Tuesday, February 24, 2015

The Whistle Blows for Thee



The blog may be going dark soon.  Take a look at Google's new policy:

Choice: Self-censor, or be 'disappeared'

The notice to all Blogger users marked as "adult" reads,
(...) In the coming weeks, we'll no longer allow blogs that contain sexually explicit or graphic nude images or video. We'll still allow nudity presented in artistic, educational, documentary, or scientific contexts, or presented where there are other substantial benefits to the public from not taking action on the content. 
The new policy will go into effect on the 23rd of March 2015. After this policy goes into effect, Google will restrict access to any blog identified as being in violation of our revised policy. No content will be deleted, but only blog authors and those with whom they have expressly shared the blog will be able to see the content we've made private.
This should be no surprise, really.  It is what corporations do.  They find a niche, fill every possible need they can afford to find, make a ton of money and begin to whittle down the choices they previously offered.  Grocery store chains are great at this.  At first a good one has all the things you had never been able to get in your home town.  Everyone gushes about the store, and it becomes "the place" to shop.  But slowly--and then quickly--they start paring and reducing, and you begin to see products that are labeled with their own branding.  And one day you realize, "This place sucks."  But "they" know that it will take a long time and a lot of effort for a competitor to challenge their success.  Eventually, when another company does, they reduce prices, bring back more products.  They can do this because they have all the resources, all the money.  How do you fight it? 
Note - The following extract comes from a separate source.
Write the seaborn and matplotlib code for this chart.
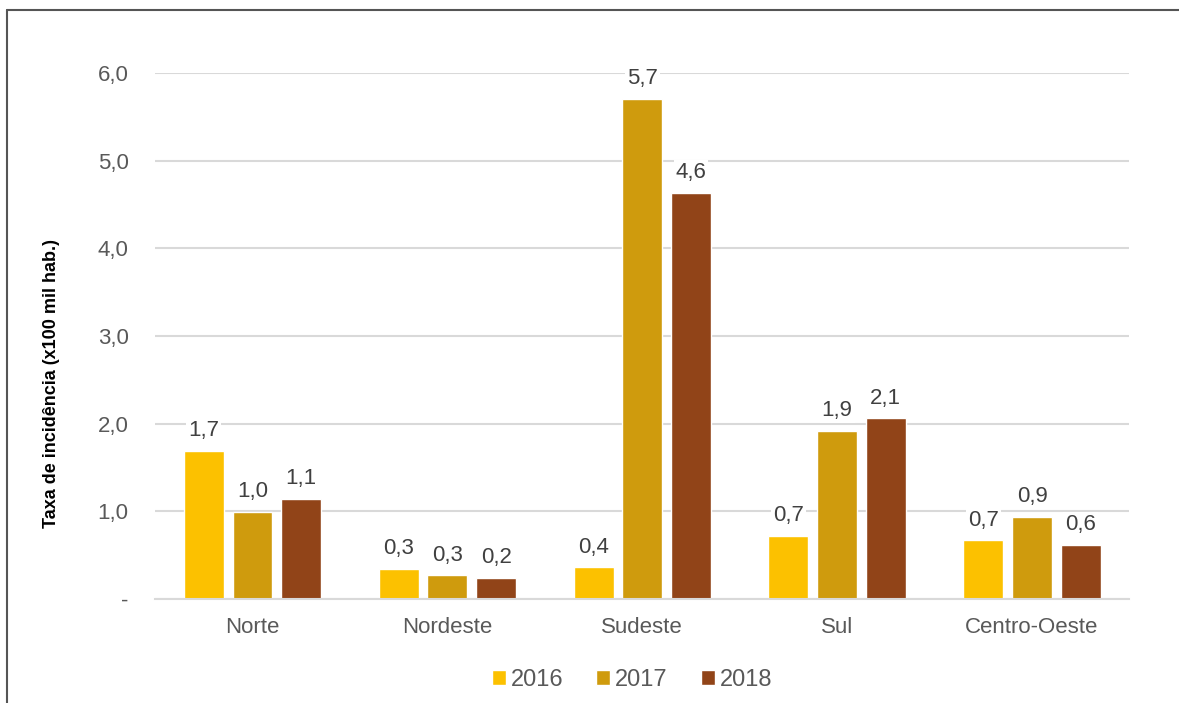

We all know that my images are "artistic," though, right?  Fuck that.  Really?  I want Google to tell me about what is art and what is education and what is documentary in nature?  Oh. . . about as much as I want ISIS deciding such things.  Art is a public matter.  It goes to "market" so to speak, and is valued in the public space.  The public isn't right about such things, but it isn't wrong, either.  If they don't like a thing, they just don't go to see it.  That's why they put the on/off switch on the t.v.  A picture of a woman trying very hard to show us her cervix is sexually explicit or graphic, right?  Unless what?  Unless it is referential, ironic, aesthetic, educational?  I will leave that to the omniscient computer people who run giant corporations to decide.  People like Google and the Koch Brothers.  They must know everything or they wouldn't be so rich.

I don't know what the blowback to Google will be, but they will survive it.  I have loved "The Google" as a search engine, but I will wean myself now.  I began watching "CitizenFour" last night, the documentary about Snowden.  This morning, I read this.  I have to wonder if Google will decide that Robert Mapplethorpe's photos have artistic quality?  I don't care, really. . . for two reasons, one of which is that they have no moral authority in such things.  But that, again, will be born out in the marketplace.  If "shoppers" allow them to do this and be successful, then they will have been granted the authority de facto. 

This is not at all what I had planned on writing today.  I am not a polemicist by nature.  I much prefer the vagaries of life.  I have no doubt that Google will succeed.  But something will pop up.  Of that, too, I have no doubt.  And it won't be the outrage over art or education or science that does it.  You know what it will be.  You know what the market wants.  You know where there is money to be made.  It is by servicing man's lowest and basest desires.  And I hate it, hate the drawing of distinctions between this and that, between art and whatever it is not decided by corporate gurus.  I'd rather see it all in the same stew, so to speak, where it can be valued for what it is, where it can be diluted or moderated based upon an average or mean rather than a skewed sample. 

But oh well.  I have other things to think about now. . . the factory whistle blows.  Ask not for whom the whistle blows; it blows for thee.